Eher durch Zufall springt sie bei einer Tournee für eine erkrankte Kollegin beim auf zeitgenössische Musik spezialisierten Solistenensemble „Kaleidoskop“ ein. „Plötzlich war ich mit Werken konfrontiert, die ich überhaupt nicht kannte, und das hat in mir die Neugier und Lust auf musikalische Abenteuer geweckt.“ Einerseits ist Elina Albach mit Althergebrachtem regelmäßig auf zahlreichen Konzertpodien auf vier Kontinenten zu erleben, und viele Stipendien und Preise später darf die Presse konstatieren: „Sie will für die Alte Musik Zukunft.“
Neue Kompositionen fürs barocke Instrument
Doch das ist nur die halbe Wahrheit. So entwickelt sie nicht nur mit Klangspezialisten eine neue Aufnahmetechnik für das dünn gezupfte Instrument, sondern weitet den Horizont: Mag zwar das moderne Repertoire für das auf die Barockzeit festgelegt scheinende Cembalo sehr übersichtlich sein – doch das will dessen umtriebige Fürsprecherin beständig ändern. In diesem Frühjahr besorgte sie bei den Thüringer Bachwochen die deutsche Erstaufführung des Cembalokonzertes ihrer amerikanischen Lieblingskomponistin Caroline Shaw. Alljährlich beauftragt sie nicht nur zwei gänzlich neue Werke, sondern arrangiert auch andere bereits bestehende für ihr Ensemble „Continuum“ und sich selbst um. Auch vor Cross-Over-Projekten ist ihr Cembalo nicht sicher.

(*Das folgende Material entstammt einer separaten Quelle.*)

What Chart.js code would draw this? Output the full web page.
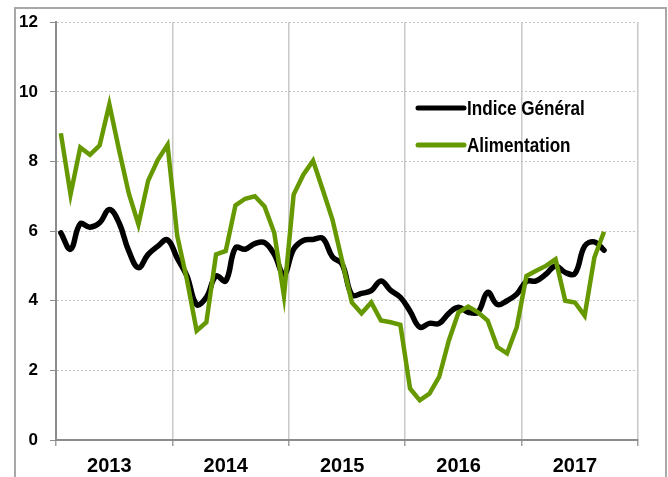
<!DOCTYPE html>
<html>
<head>
<meta charset="utf-8">
<script src="https://cdn.jsdelivr.net/npm/chart.js@4/dist/chart.umd.min.js"></script>
<style>
  html, body { margin: 0; padding: 0; background: #ffffff; }
  #wrap { position: relative; width: 668px; height: 477px; }
</style>
</head>
<body>
<div id="wrap"><canvas id="c" width="668" height="477"></canvas></div>
<script>
// ---- data ----
const years = ['2013', '2014', '2015', '2016', '2017'];
const months = [];
years.forEach(y => { for (let m = 1; m <= 12; m++) months.push(y + '-' + String(m).padStart(2, '0')); });

const seriesNames = ['Indice Général', 'Alimentation'];

const indiceGeneral = [
  5.95, 5.48, 6.21, 6.11, 6.24, 6.62, 6.24, 5.43, 4.95, 5.33, 5.57, 5.75,
  5.22, 4.71, 3.89, 4.10, 4.71, 4.57, 5.52, 5.48, 5.64, 5.67, 5.33, 4.76,
  5.48, 5.73, 5.76, 5.79, 5.26, 5.05, 4.17, 4.21, 4.29, 4.57, 4.30, 4.10,
  3.70, 3.24, 3.35, 3.35, 3.64, 3.81, 3.67, 3.67, 4.24, 3.89, 4.00, 4.19,
  4.55, 4.57, 4.76, 5.00, 4.81, 4.78, 5.57, 5.69, 5.45
];

const alimentation = [
  8.81, 7.05, 8.40, 8.19, 8.46, 9.64, 8.33, 7.09, 6.19, 7.45, 8.05, 8.48,
  5.86, 4.60, 3.14, 3.38, 5.33, 5.43, 6.74, 6.93, 7.00, 6.71, 5.95, 4.14,
  7.05, 7.62, 8.02, 7.19, 6.33, 5.14, 3.95, 3.64, 3.95, 3.43, 3.38, 3.31,
  1.48, 1.14, 1.33, 1.81, 2.86, 3.67, 3.83, 3.67, 3.43, 2.67, 2.49, 3.24,
  4.71, 4.86, 5.00, 5.19, 4.00, 3.95, 3.57, 5.24, 5.98
];

const yTicks = [0, 2, 4, 6, 8, 10, 12];

const BLACK = '#000000';
const GREEN = '#669900';

// frame + legend drawn inside the canvas
const framePlugin = {
  id: 'frame',
  beforeDraw(chart) {
    const ctx = chart.ctx;
    ctx.save();
    ctx.strokeStyle = '#a8a8a8';
    ctx.lineWidth = 2;
    ctx.strokeRect(15, 8, 651, 490);
    ctx.restore();
  }
};

const legendPlugin = {
  id: 'customLegend',
  afterDraw(chart) {
    const ctx = chart.ctx;
    const items = [
      { text: seriesNames[0], color: BLACK, y: 108 },
      { text: seriesNames[1], color: GREEN, y: 145 }
    ];
    items.forEach(it => {
      ctx.save();
      ctx.strokeStyle = it.color;
      ctx.lineWidth = 5;
      ctx.lineCap = 'round';
      ctx.beginPath();
      ctx.moveTo(418, it.y);
      ctx.lineTo(464, it.y);
      ctx.stroke();
      ctx.fillStyle = '#000';
      ctx.font = "bold 20px 'Liberation Sans', Arial, sans-serif";
      ctx.textBaseline = 'middle';
      ctx.textAlign = 'left';
      ctx.translate(467, it.y + 1);
      ctx.scale(0.855, 1);
      ctx.fillText(it.text, 0, 0);
      ctx.restore();
    });
  }
};

new Chart(document.getElementById('c'), {
  type: 'line',
  data: {
    labels: months,
    datasets: [
      {
        label: seriesNames[0],
        data: indiceGeneral,
        borderColor: BLACK,
        borderWidth: 5.5,
        tension: 0.4,
        pointRadius: 0,
        borderCapStyle: 'round',
        borderJoinStyle: 'round',
        fill: false,
        order: 2
      },
      {
        label: seriesNames[1],
        data: alimentation,
        borderColor: GREEN,
        borderWidth: 4.5,
        tension: 0,
        pointRadius: 0,
        borderCapStyle: 'butt',
        borderJoinStyle: 'miter',
        fill: false,
        order: 1
      }
    ]
  },
  options: {
    responsive: false,
    animation: false,
    devicePixelRatio: 1,
    layout: { padding: { left: 0, right: 30, top: 20, bottom: 0 } },
    plugins: {
      legend: { display: false },
      tooltip: { enabled: false },
      title: { display: false }
    },
    scales: {
      x: {
        type: 'category',
        offset: true,
        afterFit(scale) { scale.height = 37; },
        grid: {
          offset: true,
          drawOnChartArea: true,
          color: (ctx) => (ctx.index === undefined || ctx.index % 12 === 0) ? '#c8c8c8' : 'rgba(0,0,0,0)',
          tickColor: (ctx) => (ctx.index === undefined || ctx.index % 12 === 0) ? '#a0a0a0' : 'rgba(0,0,0,0)',
          lineWidth: 1.5,
          tickLength: 6
        },
        border: { display: true, color: '#8c8c8c', width: 2 },
        ticks: {
          autoSkip: false,
          maxRotation: 0,
          minRotation: 0,
          padding: 8,
          color: '#000',
          font: { family: "'Liberation Sans', Arial, sans-serif", size: 20, weight: 'bold' },
          callback: function (val, i) { return i % 12 === 5 ? years[Math.floor(i / 12)] : ''; }
        }
      },
      y: {
        min: 0,
        max: 12,
        afterFit(scale) { scale.width = 56; },
        afterBuildTicks(scale) { scale.ticks = yTicks.map(v => ({ value: v })); },
        grid: {
          color: '#c4c4c4',
          lineWidth: 1,
          tickColor: '#8c8c8c',
          tickLength: 6
        },
        border: { display: true, color: '#8c8c8c', width: 2, dash: [2, 2] },
        ticks: {
          padding: 12,
          color: '#000',
          font: { family: "'Liberation Sans', Arial, sans-serif", size: 17, weight: 'bold' }
        }
      }
    }
  },
  plugins: [framePlugin, legendPlugin]
});
</script>
</body>
</html>
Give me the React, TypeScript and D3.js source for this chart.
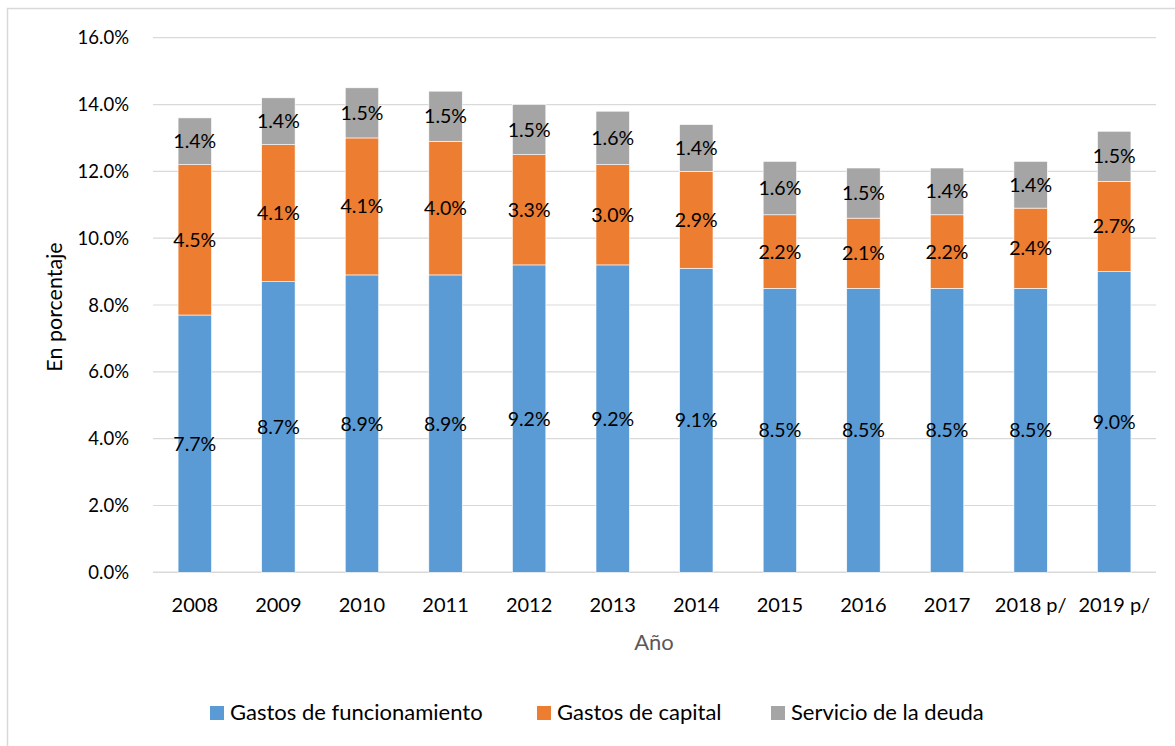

Dabei muss Elina Albach auch Aufbauarbeit leisten: „Die Hochschulen müssen verstehen, dass es auch für Studierende der Alten Musik wichtig ist, sich mit der musikalischen Gegenwart zu beschäftigen, um etwas erzählen zu können“, sagt sie. „Auch die Historische Aufführungspraxis war ja ursprünglich ein Alternativentwurf zum konservativen Klassikbetrieb, hat sich aber inzwischen selbst etabliert.“ Daher könnten sich heute viele Studierende in ein gemachtes Nest setzen und glauben, sie müssten nichts mehr neu entdecken. Dadurch würden sie bequem und verlören die Verbindung zum Heute. „Ich halte es aber für immens wichtig, dass man sich als zeitgenössische Stimme begreift“, sagt Elina Albach. Und es scheint, als könnte sie damit Vorbildwirkung für eine ganz neue Generation entfalten.